Begin

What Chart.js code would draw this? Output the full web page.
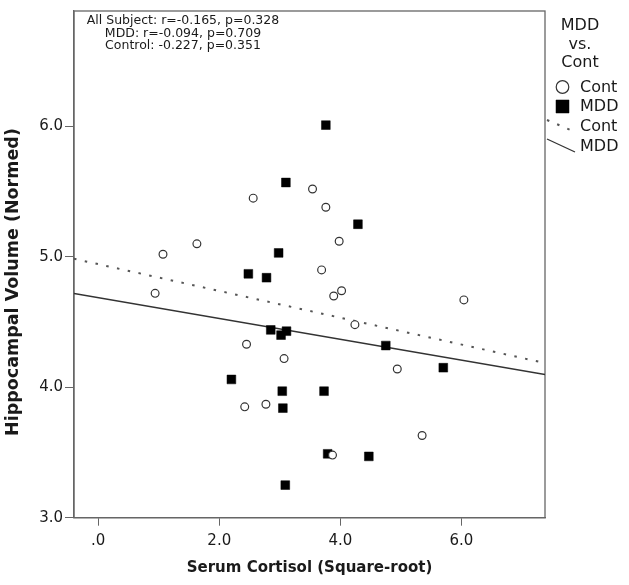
<!DOCTYPE html>
<html>
<head>
<meta charset="utf-8">
<script src="https://cdn.jsdelivr.net/npm/chart.js@4.4.1/dist/chart.umd.min.js"></script>
<style>
  html, body { margin: 0; padding: 0; background: #fff; }
</style>
</head>
<body>
<canvas id="chart" width="629" height="585"></canvas>
<script>
"use strict";

// Control subjects (open circles)
var cont_x = [0.94, 1.07, 1.63, 2.42, 2.45, 2.56, 2.77, 3.07, 3.54, 3.69, 3.76, 3.87, 3.89, 3.98, 4.02, 4.24, 4.94, 5.35, 6.04];
var cont_y = [4.72, 5.02, 5.10, 3.85, 4.33, 5.45, 3.87, 4.22, 5.52, 4.90, 5.38, 3.48, 4.70, 5.12, 4.74, 4.48, 4.14, 3.63, 4.67];

// MDD subjects (filled squares)
var mdd_x = [2.20, 2.48, 2.78, 2.85, 2.98, 3.02, 3.04, 3.05, 3.09, 3.10, 3.11, 3.73, 3.76, 3.79, 4.29, 4.47, 4.75, 5.70];
var mdd_y = [4.06, 4.87, 4.84, 4.44, 5.03, 4.40, 3.97, 3.84, 3.25, 5.57, 4.43, 3.97, 6.01, 3.49, 5.25, 3.47, 4.32, 4.15];

// fit lines, read at the left and right edges of the plot
var cont_fit_x = [-0.40, 7.38];
var cont_fit_y = [4.985, 4.186];
var mdd_fit_x = [-0.40, 7.38];
var mdd_fit_y = [4.719, 4.098];

var x_ticks = [0, 2, 4, 6];
var y_ticks = [3, 4, 5, 6];

var stats_lines = [
  "All Subject: r=-0.165, p=0.328",
  "MDD: r=-0.094, p=0.709",
  "Control: -0.227, p=0.351"
];
var legend_title = ["MDD", "vs.", "Cont"];

var text_color = "#1a1a1a";
var axis_color = "#666";

function to_points(xs, ys) {
  var pts = [];
  for(var i = 0; i < xs.length; i++) {
    pts.push({x: xs[i], y: ys[i]});
  }
  return pts;
}

function draw_marker(ctx, ds, x, y, r) {
  ctx.save();
  ctx.fillStyle = ds.backgroundColor;
  ctx.strokeStyle = ds.borderColor;
  ctx.lineWidth = ds.borderWidth;
  Chart.helpers.drawPoint(ctx, {pointStyle: ds.pointStyle, radius: r, rotation: 0, borderWidth: ds.borderWidth}, x, y);
  ctx.restore();
}

function draw_swatch(ctx, ds, x1, y1, x2, y2) {
  ctx.save();
  ctx.strokeStyle = ds.borderColor;
  ctx.lineWidth = ds.borderWidth;
  ctx.setLineDash(ds.borderDash || []);
  ctx.beginPath();
  ctx.moveTo(x1, y1);
  ctx.lineTo(x2, y2);
  ctx.stroke();
  ctx.restore();
}

var frame_plugin = {
  id: "frame",
  beforeDatasetsDraw: function(chart) {
    var a = chart.chartArea;
    var ctx = chart.ctx;
    ctx.save();
    ctx.strokeStyle = axis_color;
    ctx.lineWidth = 1.3;
    ctx.strokeRect(a.left, a.top, a.right - a.left, a.bottom - a.top);
    ctx.restore();
  },
  afterDraw: function(chart) {
    var ctx = chart.ctx;
    var sets = chart.data.datasets;
    ctx.save();
    ctx.fillStyle = text_color;
    ctx.textBaseline = "middle";

    // r / p annotation
    ctx.textAlign = "center";
    ctx.font = "12.5px 'DejaVu Sans'";
    for(var i = 0; i < stats_lines.length; i++) {
      ctx.fillText(stats_lines[i], 183, 21 + i * 12.6);
    }

    // y axis title, sits a little below the centre as in the original
    ctx.save();
    ctx.translate(13, 282);
    ctx.rotate(-Math.PI / 2);
    ctx.font = "bold 17.5px 'DejaVu Sans'";
    ctx.fillText("Hippocampal Volume (Normed)", 0, 0);
    ctx.restore();

    // legend
    ctx.font = "16px 'DejaVu Sans'";
    for(var j = 0; j < legend_title.length; j++) {
      ctx.fillText(legend_title[j], 580, 26 + j * 18.5);
    }
    ctx.textAlign = "left";
    draw_marker(ctx, sets[0], 562.5, 87, 6.3);
    ctx.fillText(sets[0].label, 580, 88);
    draw_marker(ctx, sets[1], 562.5, 106.5, 9.2);
    ctx.fillText(sets[1].label, 580, 107);
    draw_swatch(ctx, sets[2], 547, 120, 573, 131);
    ctx.fillText(sets[2].label, 580, 127);
    draw_swatch(ctx, sets[3], 547, 139, 575, 152);
    ctx.fillText(sets[3].label, 580, 147);
    ctx.restore();
  }
};

new Chart(document.getElementById("chart"), {
  type: "scatter",
  data: {
    datasets: [
      {
        label: "Cont",
        data: to_points(cont_x, cont_y),
        pointStyle: "circle",
        pointRadius: 3.9,
        backgroundColor: "#fff",
        borderColor: "#333",
        borderWidth: 1.2,
        order: 1
      },
      {
        label: "MDD",
        data: to_points(mdd_x, mdd_y),
        pointStyle: "rect",
        pointRadius: 6.2,
        backgroundColor: "#000",
        borderColor: "#000",
        borderWidth: 0.5,
        order: 1
      },
      {
        label: "Cont",
        data: to_points(cont_fit_x, cont_fit_y),
        showLine: true,
        pointRadius: 0,
        borderColor: "#555",
        borderWidth: 2,
        borderDash: [2.5, 8.5],
        order: 2
      },
      {
        label: "MDD",
        data: to_points(mdd_fit_x, mdd_fit_y),
        showLine: true,
        pointRadius: 0,
        borderColor: "#333",
        borderWidth: 1.3,
        order: 2
      }
    ]
  },
  options: {
    responsive: false,
    animation: false,
    events: [],
    devicePixelRatio: 1,
    layout: { padding: { top: 7, right: 84, left: 0, bottom: 0 } },
    plugins: {
      legend: { display: false },
      tooltip: { enabled: false }
    },
    scales: {
      x: {
        type: "linear",
        min: -0.40,
        max: 7.38,
        afterBuildTicks: function(scale) {
          scale.ticks = x_ticks.map(function(v) { return {value: v}; });
        },
        afterFit: function(scale) { scale.height = 67.3; },
        grid: { drawOnChartArea: false, tickLength: 8, color: axis_color, tickColor: axis_color },
        border: { color: axis_color, width: 1.3 },
        ticks: {
          padding: 6,
          color: text_color,
          font: { family: "'DejaVu Sans'", size: 15 },
          maxRotation: 0,
          callback: function(v) { return v === 0 ? ".0" : v.toFixed(1); }
        },
        title: {
          display: true,
          text: "Serum Cortisol (Square-root)",
          color: text_color,
          font: { family: "'DejaVu Sans'", size: 15, weight: "bold" },
          padding: { top: 0, bottom: 8 }
        }
      },
      y: {
        type: "linear",
        min: 3.0,
        max: 6.885,
        afterBuildTicks: function(scale) {
          scale.ticks = y_ticks.map(function(v) { return {value: v}; });
        },
        afterFit: function(scale) { scale.width = 74; },
        grid: { drawOnChartArea: false, tickLength: 9, color: axis_color, tickColor: axis_color },
        border: { color: axis_color, width: 1.3 },
        ticks: {
          padding: 2,
          color: text_color,
          font: { family: "'DejaVu Sans'", size: 15 },
          callback: function(v) { return v.toFixed(1); }
        }
      }
    }
  },
  plugins: [frame_plugin]
});
</script>
</body>
</html>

End

> _Exercise brief_: Copy out all the data exactly; skip the pictures.

> _Finished answer_:
What Chart.js code would draw this? Output the full web page.
<!DOCTYPE html>
<html>
<head>
<meta charset="utf-8">
<script src="https://cdn.jsdelivr.net/npm/chart.js@4.4.1/dist/chart.umd.min.js"></script>
<style>
  html, body { margin: 0; padding: 0; background: #fff; }
</style>
</head>
<body>
<canvas id="chart" width="629" height="585"></canvas>
<script>
"use strict";

// Control subjects (open circles)
var cont_x = [0.94, 1.07, 1.63, 2.42, 2.45, 2.56, 2.77, 3.07, 3.54, 3.69, 3.76, 3.87, 3.89, 3.98, 4.02, 4.24, 4.94, 5.35, 6.04];
var cont_y = [4.72, 5.02, 5.10, 3.85, 4.33, 5.45, 3.87, 4.22, 5.52, 4.90, 5.38, 3.48, 4.70, 5.12, 4.74, 4.48, 4.14, 3.63, 4.67];

// MDD subjects (filled squares)
var mdd_x = [2.20, 2.48, 2.78, 2.85, 2.98, 3.02, 3.04, 3.05, 3.09, 3.10, 3.11, 3.73, 3.76, 3.79, 4.29, 4.47, 4.75, 5.70];
var mdd_y = [4.06, 4.87, 4.84, 4.44, 5.03, 4.40, 3.97, 3.84, 3.25, 5.57, 4.43, 3.97, 6.01, 3.49, 5.25, 3.47, 4.32, 4.15];

// fit lines, read at the left and right edges of the plot
var cont_fit_x = [-0.40, 7.38];
var cont_fit_y = [4.985, 4.186];
var mdd_fit_x = [-0.40, 7.38];
var mdd_fit_y = [4.719, 4.098];

var x_ticks = [0, 2, 4, 6];
var y_ticks = [3, 4, 5, 6];

var stats_lines = [
  "All Subject: r=-0.165, p=0.328",
  "MDD: r=-0.094, p=0.709",
  "Control: -0.227, p=0.351"
];
var legend_title = ["MDD", "vs.", "Cont"];

var text_color = "#1a1a1a";
var axis_color = "#666";

function to_points(xs, ys) {
  var pts = [];
  for(var i = 0; i < xs.length; i++) {
    pts.push({x: xs[i], y: ys[i]});
  }
  return pts;
}

function draw_marker(ctx, ds, x, y, r) {
  ctx.save();
  ctx.fillStyle = ds.backgroundColor;
  ctx.strokeStyle = ds.borderColor;
  ctx.lineWidth = ds.borderWidth;
  Chart.helpers.drawPoint(ctx, {pointStyle: ds.pointStyle, radius: r, rotation: 0, borderWidth: ds.borderWidth}, x, y);
  ctx.restore();
}

function draw_swatch(ctx, ds, x1, y1, x2, y2) {
  ctx.save();
  ctx.strokeStyle = ds.borderColor;
  ctx.lineWidth = ds.borderWidth;
  ctx.setLineDash(ds.borderDash || []);
  ctx.beginPath();
  ctx.moveTo(x1, y1);
  ctx.lineTo(x2, y2);
  ctx.stroke();
  ctx.restore();
}

var frame_plugin = {
  id: "frame",
  beforeDatasetsDraw: function(chart) {
    var a = chart.chartArea;
    var ctx = chart.ctx;
    ctx.save();
    ctx.strokeStyle = axis_color;
    ctx.lineWidth = 1.3;
    ctx.strokeRect(a.left, a.top, a.right - a.left, a.bottom - a.top);
    ctx.restore();
  },
  afterDraw: function(chart) {
    var ctx = chart.ctx;
    var sets = chart.data.datasets;
    ctx.save();
    ctx.fillStyle = text_color;
    ctx.textBaseline = "middle";

    // r / p annotation
    ctx.textAlign = "center";
    ctx.font = "12.5px 'DejaVu Sans'";
    for(var i = 0; i < stats_lines.length; i++) {
      ctx.fillText(stats_lines[i], 183, 21 + i * 12.6);
    }

    // y axis title, sits a little below the centre as in the original
    ctx.save();
    ctx.translate(13, 282);
    ctx.rotate(-Math.PI / 2);
    ctx.font = "bold 17.5px 'DejaVu Sans'";
    ctx.fillText("Hippocampal Volume (Normed)", 0, 0);
    ctx.restore();

    // legend
    ctx.font = "16px 'DejaVu Sans'";
    for(var j = 0; j < legend_title.length; j++) {
      ctx.fillText(legend_title[j], 580, 26 + j * 18.5);
    }
    ctx.textAlign = "left";
    draw_marker(ctx, sets[0], 562.5, 87, 6.3);
    ctx.fillText(sets[0].label, 580, 88);
    draw_marker(ctx, sets[1], 562.5, 106.5, 9.2);
    ctx.fillText(sets[1].label, 580, 107);
    draw_swatch(ctx, sets[2], 547, 120, 573, 131);
    ctx.fillText(sets[2].label, 580, 127);
    draw_swatch(ctx, sets[3], 547, 139, 575, 152);
    ctx.fillText(sets[3].label, 580, 147);
    ctx.restore();
  }
};

new Chart(document.getElementById("chart"), {
  type: "scatter",
  data: {
    datasets: [
      {
        label: "Cont",
        data: to_points(cont_x, cont_y),
        pointStyle: "circle",
        pointRadius: 3.9,
        backgroundColor: "#fff",
        borderColor: "#333",
        borderWidth: 1.2,
        order: 1
      },
      {
        label: "MDD",
        data: to_points(mdd_x, mdd_y),
        pointStyle: "rect",
        pointRadius: 6.2,
        backgroundColor: "#000",
        borderColor: "#000",
        borderWidth: 0.5,
        order: 1
      },
      {
        label: "Cont",
        data: to_points(cont_fit_x, cont_fit_y),
        showLine: true,
        pointRadius: 0,
        borderColor: "#555",
        borderWidth: 2,
        borderDash: [2.5, 8.5],
        order: 2
      },
      {
        label: "MDD",
        data: to_points(mdd_fit_x, mdd_fit_y),
        showLine: true,
        pointRadius: 0,
        borderColor: "#333",
        borderWidth: 1.3,
        order: 2
      }
    ]
  },
  options: {
    responsive: false,
    animation: false,
    events: [],
    devicePixelRatio: 1,
    layout: { padding: { top: 7, right: 84, left: 0, bottom: 0 } },
    plugins: {
      legend: { display: false },
      tooltip: { enabled: false }
    },
    scales: {
      x: {
        type: "linear",
        min: -0.40,
        max: 7.38,
        afterBuildTicks: function(scale) {
          scale.ticks = x_ticks.map(function(v) { return {value: v}; });
        },
        afterFit: function(scale) { scale.height = 67.3; },
        grid: { drawOnChartArea: false, tickLength: 8, color: axis_color, tickColor: axis_color },
        border: { color: axis_color, width: 1.3 },
        ticks: {
          padding: 6,
          color: text_color,
          font: { family: "'DejaVu Sans'", size: 15 },
          maxRotation: 0,
          callback: function(v) { return v === 0 ? ".0" : v.toFixed(1); }
        },
        title: {
          display: true,
          text: "Serum Cortisol (Square-root)",
          color: text_color,
          font: { family: "'DejaVu Sans'", size: 15, weight: "bold" },
          padding: { top: 0, bottom: 8 }
        }
      },
      y: {
        type: "linear",
        min: 3.0,
        max: 6.885,
        afterBuildTicks: function(scale) {
          scale.ticks = y_ticks.map(function(v) { return {value: v}; });
        },
        afterFit: function(scale) { scale.width = 74; },
        grid: { drawOnChartArea: false, tickLength: 9, color: axis_color, tickColor: axis_color },
        border: { color: axis_color, width: 1.3 },
        ticks: {
          padding: 2,
          color: text_color,
          font: { family: "'DejaVu Sans'", size: 15 },
          callback: function(v) { return v.toFixed(1); }
        }
      }
    }
  },
  plugins: [frame_plugin]
});
</script>
</body>
</html>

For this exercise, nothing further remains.